==== Recorded data

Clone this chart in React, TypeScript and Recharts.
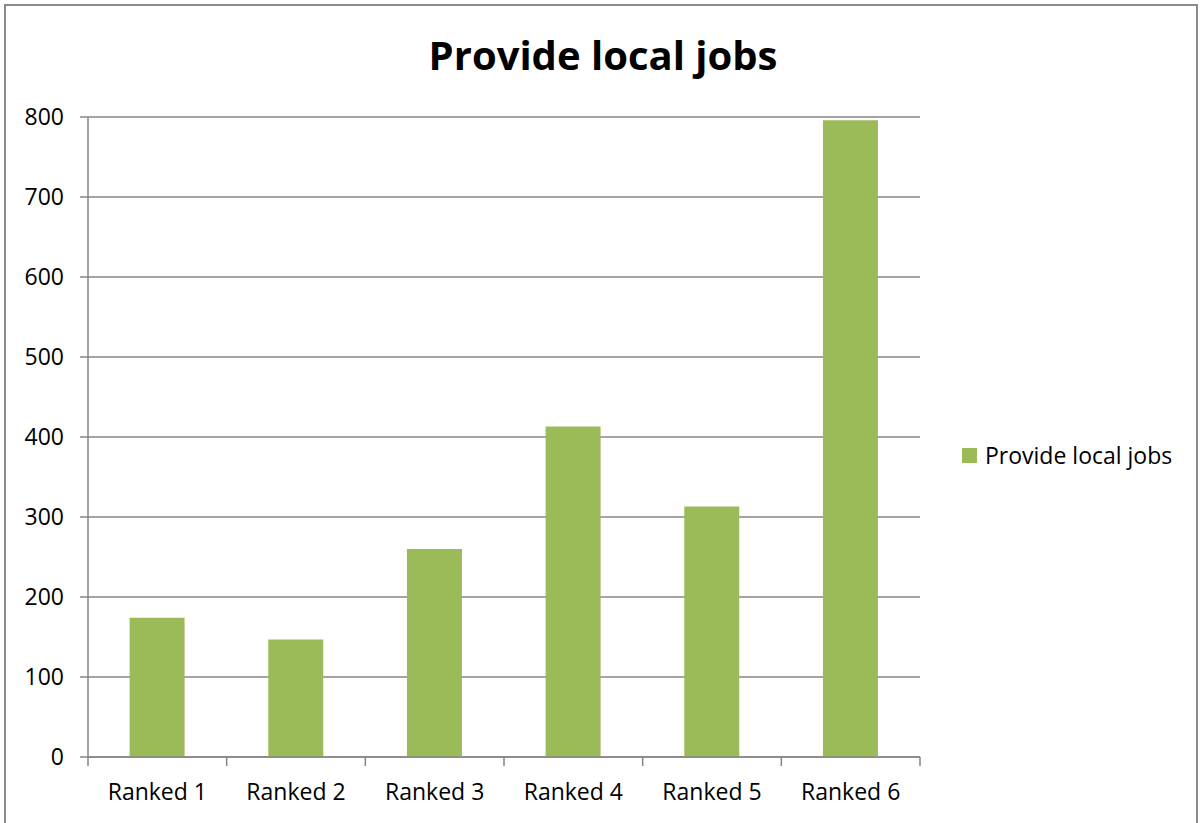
import { BarChart, Bar, XAxis, YAxis, CartesianGrid, Legend } from "recharts";

const categories = ["Ranked 1", "Ranked 2", "Ranked 3", "Ranked 4", "Ranked 5", "Ranked 6"];
const jobs = [174, 147, 260, 413, 313, 796];
const yTicks = [0, 100, 200, 300, 400, 500, 600, 700, 800];

const data = categories.map((name, i) => ({ name, jobs: jobs[i] }));

const AXIS = "#868686";
const FONT = "'Open Sans', sans-serif";
const TICK_LEN = 9;
const TICK_GAP = 17;

// category label plus Excel-style tick marks between categories
function CategoryTick(props: any) {
  const { x, y, payload, index, visibleTicksCount } = props;
  const half = payload.offset || 0;
  const top = y - TICK_LEN - TICK_GAP;
  const last = index === visibleTicksCount - 1;
  return (
    <g>
      <line x1={x - half} x2={x - half} y1={top} y2={top + TICK_LEN} stroke={AXIS} strokeWidth={1.5} />
      {last && <line x1={x + half} x2={x + half} y1={top} y2={top + TICK_LEN} stroke={AXIS} strokeWidth={1.5} />}
      <text x={x} y={y} dy="0.72em" textAnchor="middle" fill="#000" fontSize={23} fontFamily={FONT}>
        {payload.value}
      </text>
    </g>
  );
}

function LegendBox() {
  return (
    <div style={{ display: "flex", alignItems: "center", fontFamily: FONT, fontSize: 23, color: "#000" }}>
      <span style={{ width: 15, height: 15, background: "#9BBB59", marginRight: 8, display: "inline-block" }} />
      Provide local jobs
    </div>
  );
}

export default function App() {
  return (
    <div style={{ position: "absolute", left: 0, top: 0, width: 1203, height: 823, background: "#fff", overflow: "hidden" }}>
      <div
        style={{
          position: "absolute",
          left: 4,
          top: 4,
          width: 1194,
          height: 840,
          border: "2px solid #8a8a8a",
          boxSizing: "border-box",
        }}
      />
      <div
        style={{
          position: "absolute",
          left: 0,
          width: 1206,
          top: 27,
          textAlign: "center",
          fontFamily: FONT,
          fontWeight: 700,
          fontSize: 40,
        }}
      >
        Provide local jobs
      </div>
      <BarChart
        width={1203}
        height={823}
        data={data}
        margin={{ top: 117, right: 283, bottom: 26, left: 0 }}
        barCategoryGap="30%"
      >
        <CartesianGrid vertical={false} stroke={AXIS} strokeWidth={1.5} />
        <XAxis
          dataKey="name"
          height={40}
          stroke={AXIS}
          strokeWidth={1.5}
          tickLine={false}
          tickSize={TICK_LEN}
          tickMargin={TICK_GAP}
          interval={0}
          tick={<CategoryTick />}
        />
        <YAxis
          width={88}
          domain={[0, 800]}
          ticks={yTicks}
          tickSize={8}
          tickMargin={16}
          stroke={AXIS}
          strokeWidth={1.5}
          tick={{ fill: "#000", fontSize: 23, fontFamily: FONT }}
        />
        <Legend
          layout="horizontal"
          align="center"
          verticalAlign="middle"
          wrapperStyle={{ left: 962, top: 439, width: 240 }}
          content={() => <LegendBox />}
        />
        <Bar dataKey="jobs" name="Provide local jobs" fill="#9BBB59" isAnimationActive={false} />
      </BarChart>
    </div>
  );
}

========

▸ Required work
Exclude every picture and copy the remaining data exactly.

▸ Task answer
Clone this chart in React, TypeScript and Recharts.
import { BarChart, Bar, XAxis, YAxis, CartesianGrid, Legend } from "recharts";

const categories = ["Ranked 1", "Ranked 2", "Ranked 3", "Ranked 4", "Ranked 5", "Ranked 6"];
const jobs = [174, 147, 260, 413, 313, 796];
const yTicks = [0, 100, 200, 300, 400, 500, 600, 700, 800];

const data = categories.map((name, i) => ({ name, jobs: jobs[i] }));

const AXIS = "#868686";
const FONT = "'Open Sans', sans-serif";
const TICK_LEN = 9;
const TICK_GAP = 17;

// category label plus Excel-style tick marks between categories
function CategoryTick(props: any) {
  const { x, y, payload, index, visibleTicksCount } = props;
  const half = payload.offset || 0;
  const top = y - TICK_LEN - TICK_GAP;
  const last = index === visibleTicksCount - 1;
  return (
    <g>
      <line x1={x - half} x2={x - half} y1={top} y2={top + TICK_LEN} stroke={AXIS} strokeWidth={1.5} />
      {last && <line x1={x + half} x2={x + half} y1={top} y2={top + TICK_LEN} stroke={AXIS} strokeWidth={1.5} />}
      <text x={x} y={y} dy="0.72em" textAnchor="middle" fill="#000" fontSize={23} fontFamily={FONT}>
        {payload.value}
      </text>
    </g>
  );
}

function LegendBox() {
  return (
    <div style={{ display: "flex", alignItems: "center", fontFamily: FONT, fontSize: 23, color: "#000" }}>
      <span style={{ width: 15, height: 15, background: "#9BBB59", marginRight: 8, display: "inline-block" }} />
      Provide local jobs
    </div>
  );
}

export default function App() {
  return (
    <div style={{ position: "absolute", left: 0, top: 0, width: 1203, height: 823, background: "#fff", overflow: "hidden" }}>
      <div
        style={{
          position: "absolute",
          left: 4,
          top: 4,
          width: 1194,
          height: 840,
          border: "2px solid #8a8a8a",
          boxSizing: "border-box",
        }}
      />
      <div
        style={{
          position: "absolute",
          left: 0,
          width: 1206,
          top: 27,
          textAlign: "center",
          fontFamily: FONT,
          fontWeight: 700,
          fontSize: 40,
        }}
      >
        Provide local jobs
      </div>
      <BarChart
        width={1203}
        height={823}
        data={data}
        margin={{ top: 117, right: 283, bottom: 26, left: 0 }}
        barCategoryGap="30%"
      >
        <CartesianGrid vertical={false} stroke={AXIS} strokeWidth={1.5} />
        <XAxis
          dataKey="name"
          height={40}
          stroke={AXIS}
          strokeWidth={1.5}
          tickLine={false}
          tickSize={TICK_LEN}
          tickMargin={TICK_GAP}
          interval={0}
          tick={<CategoryTick />}
        />
        <YAxis
          width={88}
          domain={[0, 800]}
          ticks={yTicks}
          tickSize={8}
          tickMargin={16}
          stroke={AXIS}
          strokeWidth={1.5}
          tick={{ fill: "#000", fontSize: 23, fontFamily: FONT }}
        />
        <Legend
          layout="horizontal"
          align="center"
          verticalAlign="middle"
          wrapperStyle={{ left: 962, top: 439, width: 240 }}
          content={() => <LegendBox />}
        />
        <Bar dataKey="jobs" name="Provide local jobs" fill="#9BBB59" isAnimationActive={false} />
      </BarChart>
    </div>
  );
}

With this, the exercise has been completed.